TASK PROMPT: Pictures stay out of the copy. Repeat exactly the lines from the first entry below through the line that contains "import seaborn as sns", and nothing beyond.

....................

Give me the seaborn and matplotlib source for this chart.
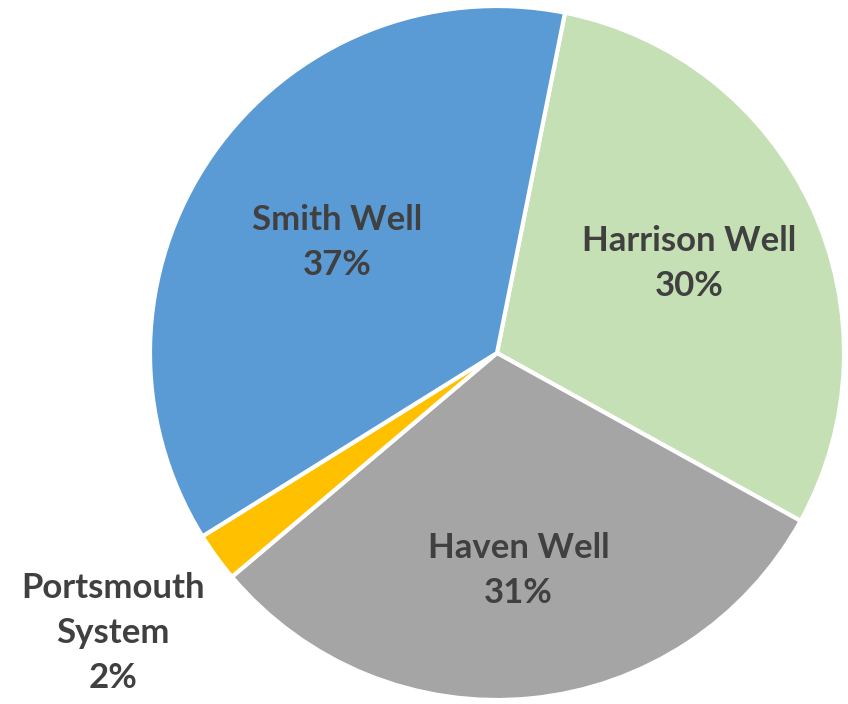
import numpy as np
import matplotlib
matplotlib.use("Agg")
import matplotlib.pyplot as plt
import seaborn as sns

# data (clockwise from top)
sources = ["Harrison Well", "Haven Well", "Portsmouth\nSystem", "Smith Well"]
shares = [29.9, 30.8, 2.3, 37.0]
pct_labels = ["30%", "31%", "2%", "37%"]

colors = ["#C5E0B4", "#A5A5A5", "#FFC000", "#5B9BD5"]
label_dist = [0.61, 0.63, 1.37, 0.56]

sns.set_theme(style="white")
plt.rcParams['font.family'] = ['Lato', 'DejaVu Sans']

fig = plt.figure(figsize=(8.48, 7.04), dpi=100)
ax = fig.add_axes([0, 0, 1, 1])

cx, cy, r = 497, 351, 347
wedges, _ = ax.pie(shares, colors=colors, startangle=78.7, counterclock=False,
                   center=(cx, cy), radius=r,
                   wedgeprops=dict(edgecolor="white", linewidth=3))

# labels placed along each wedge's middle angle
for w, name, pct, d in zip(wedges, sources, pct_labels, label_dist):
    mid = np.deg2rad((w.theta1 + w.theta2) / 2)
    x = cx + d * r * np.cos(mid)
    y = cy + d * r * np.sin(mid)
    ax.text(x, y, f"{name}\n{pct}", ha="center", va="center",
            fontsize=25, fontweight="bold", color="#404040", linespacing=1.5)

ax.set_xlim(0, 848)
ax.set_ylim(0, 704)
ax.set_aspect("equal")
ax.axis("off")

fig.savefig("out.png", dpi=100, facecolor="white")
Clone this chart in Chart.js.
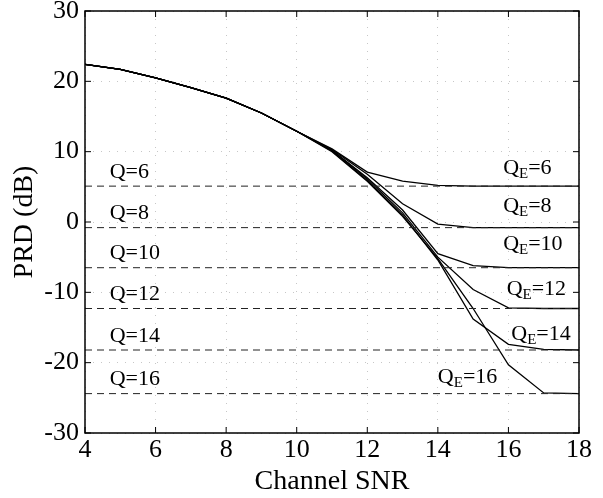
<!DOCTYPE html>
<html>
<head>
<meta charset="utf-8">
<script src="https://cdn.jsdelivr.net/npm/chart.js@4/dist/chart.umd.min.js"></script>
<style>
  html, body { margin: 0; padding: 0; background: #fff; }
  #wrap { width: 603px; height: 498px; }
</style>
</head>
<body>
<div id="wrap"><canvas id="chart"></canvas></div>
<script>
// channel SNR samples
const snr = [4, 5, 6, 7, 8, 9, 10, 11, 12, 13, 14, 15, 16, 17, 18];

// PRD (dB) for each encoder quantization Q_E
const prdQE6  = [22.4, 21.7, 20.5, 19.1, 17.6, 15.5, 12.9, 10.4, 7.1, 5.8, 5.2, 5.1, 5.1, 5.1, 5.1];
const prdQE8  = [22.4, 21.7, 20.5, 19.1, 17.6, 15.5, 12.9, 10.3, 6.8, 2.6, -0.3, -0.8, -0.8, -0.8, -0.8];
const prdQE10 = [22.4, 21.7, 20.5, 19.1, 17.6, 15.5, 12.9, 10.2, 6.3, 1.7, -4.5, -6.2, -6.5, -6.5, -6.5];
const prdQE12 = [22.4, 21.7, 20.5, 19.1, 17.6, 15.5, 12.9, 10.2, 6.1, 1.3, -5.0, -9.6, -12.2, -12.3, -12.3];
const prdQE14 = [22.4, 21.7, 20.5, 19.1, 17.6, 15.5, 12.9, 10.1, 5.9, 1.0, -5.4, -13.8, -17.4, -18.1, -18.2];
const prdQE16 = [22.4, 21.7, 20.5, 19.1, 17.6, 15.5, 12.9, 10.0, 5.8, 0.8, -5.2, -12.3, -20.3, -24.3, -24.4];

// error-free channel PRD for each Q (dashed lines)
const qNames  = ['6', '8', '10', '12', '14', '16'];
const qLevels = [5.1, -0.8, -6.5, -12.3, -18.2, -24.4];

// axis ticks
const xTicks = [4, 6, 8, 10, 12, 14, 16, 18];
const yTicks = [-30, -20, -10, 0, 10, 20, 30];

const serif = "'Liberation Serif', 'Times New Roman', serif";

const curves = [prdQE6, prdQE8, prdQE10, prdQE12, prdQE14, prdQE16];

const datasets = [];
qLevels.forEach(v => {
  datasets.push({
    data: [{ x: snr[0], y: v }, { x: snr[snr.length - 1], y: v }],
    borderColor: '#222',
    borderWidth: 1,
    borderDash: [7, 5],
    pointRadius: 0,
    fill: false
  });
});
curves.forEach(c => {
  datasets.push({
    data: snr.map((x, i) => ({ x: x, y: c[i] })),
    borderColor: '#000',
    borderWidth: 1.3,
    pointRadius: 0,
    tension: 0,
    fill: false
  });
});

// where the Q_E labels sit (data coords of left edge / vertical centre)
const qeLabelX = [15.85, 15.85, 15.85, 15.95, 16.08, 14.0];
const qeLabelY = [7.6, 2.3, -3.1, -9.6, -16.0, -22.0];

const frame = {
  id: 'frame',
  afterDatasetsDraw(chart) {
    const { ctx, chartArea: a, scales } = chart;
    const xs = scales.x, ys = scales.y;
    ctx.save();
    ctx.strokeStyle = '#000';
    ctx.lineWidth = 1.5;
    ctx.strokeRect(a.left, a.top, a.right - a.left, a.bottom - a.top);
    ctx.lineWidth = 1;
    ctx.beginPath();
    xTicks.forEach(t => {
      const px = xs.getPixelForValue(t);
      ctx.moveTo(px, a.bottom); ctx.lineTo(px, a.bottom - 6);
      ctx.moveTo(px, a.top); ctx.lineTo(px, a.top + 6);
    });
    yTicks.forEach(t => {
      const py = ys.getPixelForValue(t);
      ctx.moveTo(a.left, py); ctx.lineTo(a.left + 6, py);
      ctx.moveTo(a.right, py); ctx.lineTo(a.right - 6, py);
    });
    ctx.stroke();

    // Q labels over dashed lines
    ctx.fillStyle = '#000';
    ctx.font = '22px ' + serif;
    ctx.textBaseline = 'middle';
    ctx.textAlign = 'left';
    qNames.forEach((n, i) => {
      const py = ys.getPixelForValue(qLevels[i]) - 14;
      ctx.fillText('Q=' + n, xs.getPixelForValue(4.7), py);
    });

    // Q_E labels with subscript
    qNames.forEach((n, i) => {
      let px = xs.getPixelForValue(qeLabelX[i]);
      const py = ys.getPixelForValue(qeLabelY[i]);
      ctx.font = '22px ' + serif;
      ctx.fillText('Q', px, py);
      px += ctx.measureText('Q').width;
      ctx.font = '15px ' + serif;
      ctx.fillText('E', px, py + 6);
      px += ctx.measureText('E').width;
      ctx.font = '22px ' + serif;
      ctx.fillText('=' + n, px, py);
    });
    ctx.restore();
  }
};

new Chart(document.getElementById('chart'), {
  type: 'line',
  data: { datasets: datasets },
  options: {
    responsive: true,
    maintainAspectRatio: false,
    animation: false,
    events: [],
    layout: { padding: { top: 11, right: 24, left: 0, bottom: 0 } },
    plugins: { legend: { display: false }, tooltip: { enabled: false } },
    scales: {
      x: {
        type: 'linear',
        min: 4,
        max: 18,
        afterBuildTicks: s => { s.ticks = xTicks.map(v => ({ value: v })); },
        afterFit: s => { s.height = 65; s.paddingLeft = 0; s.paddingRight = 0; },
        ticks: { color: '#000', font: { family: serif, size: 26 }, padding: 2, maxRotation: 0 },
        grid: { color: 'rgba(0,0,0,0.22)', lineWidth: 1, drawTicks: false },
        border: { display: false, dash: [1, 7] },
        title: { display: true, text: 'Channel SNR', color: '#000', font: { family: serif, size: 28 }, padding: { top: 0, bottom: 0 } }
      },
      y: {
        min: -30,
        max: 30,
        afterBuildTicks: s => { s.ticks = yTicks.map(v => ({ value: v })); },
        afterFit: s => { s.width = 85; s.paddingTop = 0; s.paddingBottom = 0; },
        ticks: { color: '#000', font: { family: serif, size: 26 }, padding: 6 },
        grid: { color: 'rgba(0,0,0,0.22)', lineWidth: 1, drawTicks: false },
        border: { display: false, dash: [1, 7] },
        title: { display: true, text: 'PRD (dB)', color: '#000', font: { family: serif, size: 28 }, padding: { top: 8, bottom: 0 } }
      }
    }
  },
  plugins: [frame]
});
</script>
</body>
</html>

....................

RESULT OF THIS EXERCISE:
Give me the seaborn and matplotlib source for this chart.
import numpy as np
import matplotlib
matplotlib.use("Agg")
import matplotlib.pyplot as plt
import seaborn as sns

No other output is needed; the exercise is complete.